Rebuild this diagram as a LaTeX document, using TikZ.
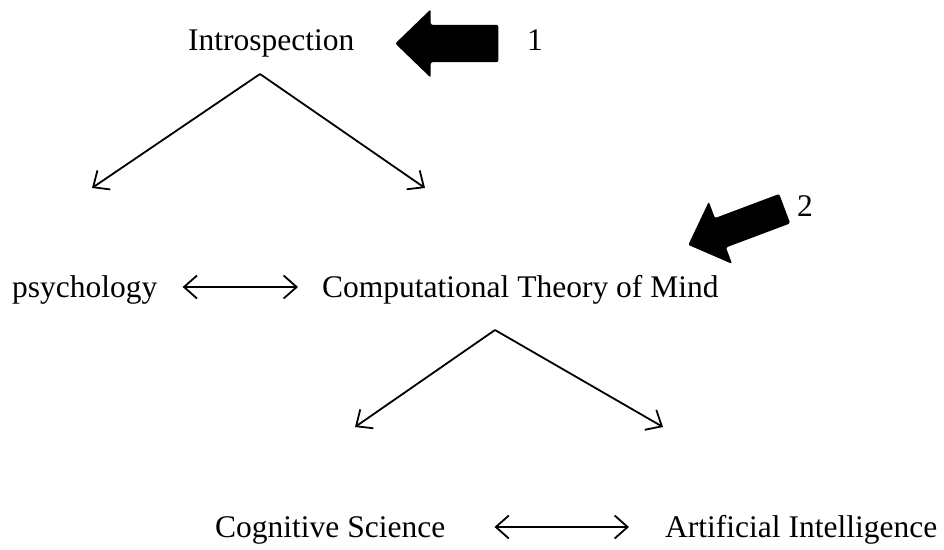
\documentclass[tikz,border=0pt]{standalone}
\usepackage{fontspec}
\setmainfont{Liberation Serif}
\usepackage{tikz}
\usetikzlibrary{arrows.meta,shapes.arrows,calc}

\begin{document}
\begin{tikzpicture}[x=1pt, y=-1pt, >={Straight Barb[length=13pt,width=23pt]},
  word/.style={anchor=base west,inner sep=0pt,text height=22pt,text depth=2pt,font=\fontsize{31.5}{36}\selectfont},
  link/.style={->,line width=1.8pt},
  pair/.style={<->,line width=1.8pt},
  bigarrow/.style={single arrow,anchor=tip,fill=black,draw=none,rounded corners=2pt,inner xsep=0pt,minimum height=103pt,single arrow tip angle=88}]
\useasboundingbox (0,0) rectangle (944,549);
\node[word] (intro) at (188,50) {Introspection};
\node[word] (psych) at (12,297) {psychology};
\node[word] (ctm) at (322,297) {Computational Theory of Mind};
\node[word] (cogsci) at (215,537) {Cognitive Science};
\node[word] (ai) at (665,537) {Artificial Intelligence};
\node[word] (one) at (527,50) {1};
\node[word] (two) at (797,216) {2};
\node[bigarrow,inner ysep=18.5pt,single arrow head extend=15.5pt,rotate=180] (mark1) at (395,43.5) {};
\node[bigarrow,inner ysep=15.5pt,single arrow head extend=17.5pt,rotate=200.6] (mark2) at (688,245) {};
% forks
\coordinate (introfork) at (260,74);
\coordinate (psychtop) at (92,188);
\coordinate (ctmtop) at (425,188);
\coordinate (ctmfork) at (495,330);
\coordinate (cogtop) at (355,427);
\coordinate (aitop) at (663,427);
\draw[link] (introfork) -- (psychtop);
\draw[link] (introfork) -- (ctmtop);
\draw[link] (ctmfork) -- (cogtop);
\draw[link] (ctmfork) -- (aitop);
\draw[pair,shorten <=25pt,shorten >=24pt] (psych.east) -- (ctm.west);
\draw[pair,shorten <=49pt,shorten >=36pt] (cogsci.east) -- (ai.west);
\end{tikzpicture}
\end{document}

══════

WRITTEN REQUEST: Return the material exactly as given, apart from the pictures.

EXERCISE OUTPUT:
Rebuild this diagram as a LaTeX document, using TikZ.
\documentclass[tikz,border=0pt]{standalone}
\usepackage{fontspec}
\setmainfont{Liberation Serif}
\usepackage{tikz}
\usetikzlibrary{arrows.meta,shapes.arrows,calc}

\begin{document}
\begin{tikzpicture}[x=1pt, y=-1pt, >={Straight Barb[length=13pt,width=23pt]},
  word/.style={anchor=base west,inner sep=0pt,text height=22pt,text depth=2pt,font=\fontsize{31.5}{36}\selectfont},
  link/.style={->,line width=1.8pt},
  pair/.style={<->,line width=1.8pt},
  bigarrow/.style={single arrow,anchor=tip,fill=black,draw=none,rounded corners=2pt,inner xsep=0pt,minimum height=103pt,single arrow tip angle=88}]
\useasboundingbox (0,0) rectangle (944,549);
\node[word] (intro) at (188,50) {Introspection};
\node[word] (psych) at (12,297) {psychology};
\node[word] (ctm) at (322,297) {Computational Theory of Mind};
\node[word] (cogsci) at (215,537) {Cognitive Science};
\node[word] (ai) at (665,537) {Artificial Intelligence};
\node[word] (one) at (527,50) {1};
\node[word] (two) at (797,216) {2};
\node[bigarrow,inner ysep=18.5pt,single arrow head extend=15.5pt,rotate=180] (mark1) at (395,43.5) {};
\node[bigarrow,inner ysep=15.5pt,single arrow head extend=17.5pt,rotate=200.6] (mark2) at (688,245) {};
% forks
\coordinate (introfork) at (260,74);
\coordinate (psychtop) at (92,188);
\coordinate (ctmtop) at (425,188);
\coordinate (ctmfork) at (495,330);
\coordinate (cogtop) at (355,427);
\coordinate (aitop) at (663,427);
\draw[link] (introfork) -- (psychtop);
\draw[link] (introfork) -- (ctmtop);
\draw[link] (ctmfork) -- (cogtop);
\draw[link] (ctmfork) -- (aitop);
\draw[pair,shorten <=25pt,shorten >=24pt] (psych.east) -- (ctm.west);
\draw[pair,shorten <=49pt,shorten >=36pt] (cogsci.east) -- (ai.west);
\end{tikzpicture}
\end{document}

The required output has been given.